Comme l’explique Guillaume Nicoulaud, dans une perspective libérale…

« Le rôle de la justice, des lois, des sanctions et de leur mise en application n’est ni de punir (IPJ) ni de réparer (Me Eolas) les crimes commis mais d’éviter que des crimes ne soient commis.  

La justice ne doit pas être un appareil de répression mais un appareil de dissuasion. C’est-à-dire que quand la police arrête un suspect, quand la justice le déclare coupable et quand l’administration pénitentiaire le met sous les verrous, nous n’avons pas affaire à un succès de notre appareil répressif mais à un échec de notre appareil dissuasif : un crime a été commis, quelque part en France, des parents pleurent peut-être leur enfant assassiné. C’est tout sauf un succès, quelle que soit la sanction, quelle que soit la réparation. »

Aujourd’hui, l’Etat consacre autour de 3% de son budget à assurer la sécurité de la population à l’intérieur de son territoire : comptez à la grosse louche 10 Mds€ pour la Justice et 20 Mds€ pour l’Intérieur.

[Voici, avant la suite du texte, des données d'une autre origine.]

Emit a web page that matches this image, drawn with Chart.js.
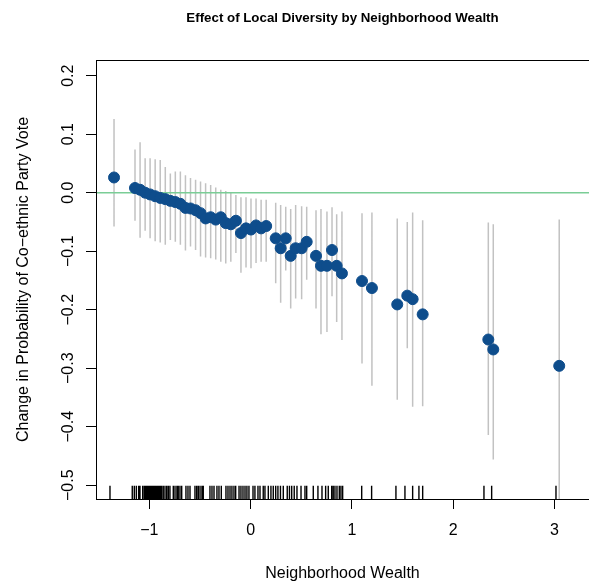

Non seulement le coût de notre appareil dissuasif est une aiguille dans la botte de foin qu’est le budget de l’Etat, mais c’est aussi une paille en comparaison des conséquences financières de la criminalité et de la délinquance, que les rares économistes s’étant penchés sur le sujet chiffrent entre 5% et 10% du PIB, soit entre 117 et 235 Mds€.

Autant dire que notre appareil dissuasif ne l’est pas vraiment, et l’est d’ailleurs de moins en moins. C’en est à se demander si, en matière de sécurité, nos politiques savent vraiment ce qu’ils font. C’est d’ailleurs la question sur laquelle nous commencerons à nous pencher samedi prochain.